Every Feb. 27, on Dominican Independence Day, I see my social media flooded with images that read "I did not choose to be born in the Dominican Republic, I was just lucky." Every single time I see them, I think — as strange as it may seem — that not all Dominicans were born in the Dominican Republic.
In my case, I was born in Cuba, but I'm a proud Dominican. To me, being Dominican is not a "title" you earn with time or permanence or accumulated merits. Nor is it obtained only by becoming a legal citizen. I never applied for Dominican citizenship, but I still consider myself Dominican.
I landed at the Puerto Plata airport from Santiago de Cuba at age 13. It was a September afternoon in the mid '90s. That same night I took a bus to Santo Domingo, where I set up continuous residence for 20 years, most of that time only accompanied by my mother and sister.
The shock of that first night was dramatic, and I think it will remain forever in my memory. To leave a hungry and depauperate Cuba, hit hard by the so-called "Special Period" — an extended period of economic crisis that began primarily due to the dissolution of the Soviet Union — and suddenly entering a massive supermarket in downtown Santo Domingo is a feeling that will remain with me forever. The subsequent weeks and months were equally as shocking, even though we shared a small apartment crowded by other Cuban immigrants.
The amount of information you start taking in when you've just migrated to a new place is incalculable.

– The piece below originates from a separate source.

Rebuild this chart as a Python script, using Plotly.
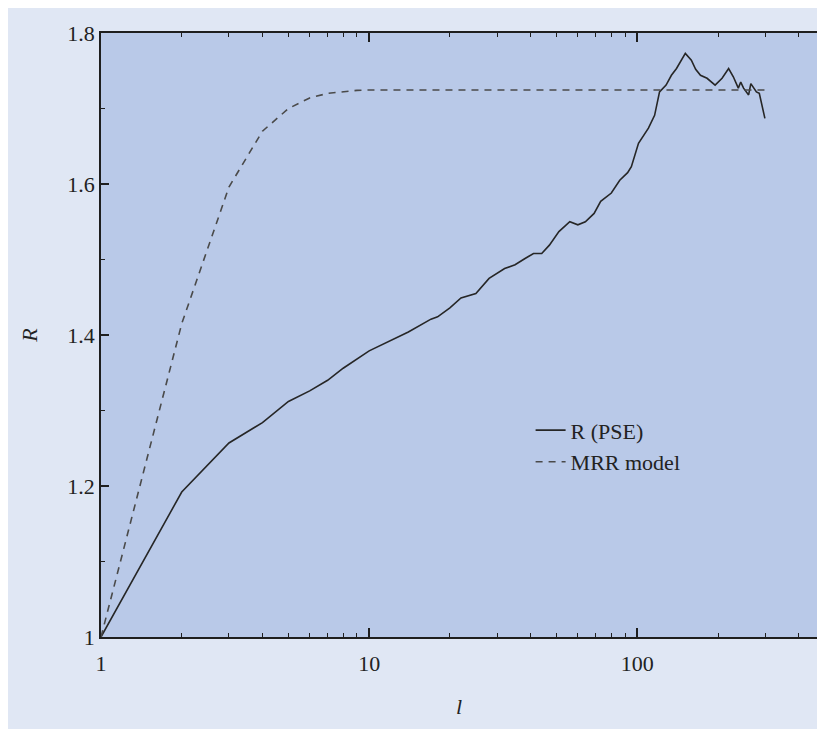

You now have two different points of view, and can't help but to compare everything with your own country. You also compare the experiences of other migrants with yours, and you begin creating a relationship with the new place you're in.
For me, there were many unexpected changes, things that felt strange but gradually became familiar. Like French classes or multiple choice questions on exams, which didn't exist in the Cuban education system. Or going from not liking boiled green plantain to devouring a mangú con los tres golpes with more fervor than any local, loving the sancocho more than the Cuban ajiaco, and going crazy over quipes, because who wouldn't?
Over time, I learned that there is much more to hear than Juan Luis Guerra's music and much more to read than Juan Bosch's stories. But above all, I learned that Dominicans are good by nature, and they live to see others enjoy themselves and feel good while in their country. They have a perpetual vocation of giving themselves to others, and to smile, even in the saddest times.
Colloquial expressions, voice inflections, and accents ceased to be strange at some point, too, and became my code. A code that still today, after moving four years ago to Miami, the most Cuban city in the world after Havana, makes everyone around me wonder where I'm from and assume with great certainty that I'm not Cuban.
The Dominican Republic adopted me, but I am fully aware that this, like any other relationship, needs the commitment of both parties to function. I also adopted her, with her lights and shadows. Writer and professor Manuel Matos Moquete, winner of Dominican Republic's National Literature Prize of 2019, says in his essay "Soy Dominicano Pero No Soy Así" that "it is Dominican whoever is able to say 'I am Dominican.' Nationality is a spiritual trait that is not stamped on an identity document, or a blood link, or on elongated soil tracks on the land of birth, of living, and of dying."
I subscribe to every word, and that's why I'm Dominican. I am Dominican when I ask for a Presidente beer in Miami, even knowing that they taste better in DR. I am Dominican when walking through Coral Gables makes me miss Gascue, or when I get infuriated with the comings and goings of the local politics, even though I couldn't vote in DR.
I am Dominican when all I want my stepfather to bring me from his trips is Café Santo Domingo, because no coffee in the United States tastes the same. I am Dominican when I spend a month watching Dominicana's Got Talent on the Color Vision website to see it live and not have to wait for the episodes to come out on YouTube. (Also, the commercial breaks made me feel back at home every time.)
I am Dominican because 99 percent of my friends live in Santo Domingo; because I always say that Christmas here in Miami is dull without aguinaldos, pasteles en hoja, and Cima Sabor Navideño; because although I don't follow local baseball, I always know which team is winning and laugh at the memes. I also sincerely think that the saddest thing about Miami is that there are no colmados on every corner.
My curse words of choice are mostly Dominican, too, and yes, I also applaud when planes land.
Dominican Republic is the country that I have missed the most since I arrived in Miami. It's the country I continuously defend and justify in front of others. It's the country where I studied, where I became a journalist, and where my son was born. It is simply my country. I am certain I don't need a birth certificate to prove that.
There's some truth about those images that continuously appear on social media every Feb. 27: no one can choose their place of birth, chance takes care of that completely. However, the decision to belong to a place, to deliberately say that one is from there with pride, is a daily choice that has absolutely nothing to do with luck.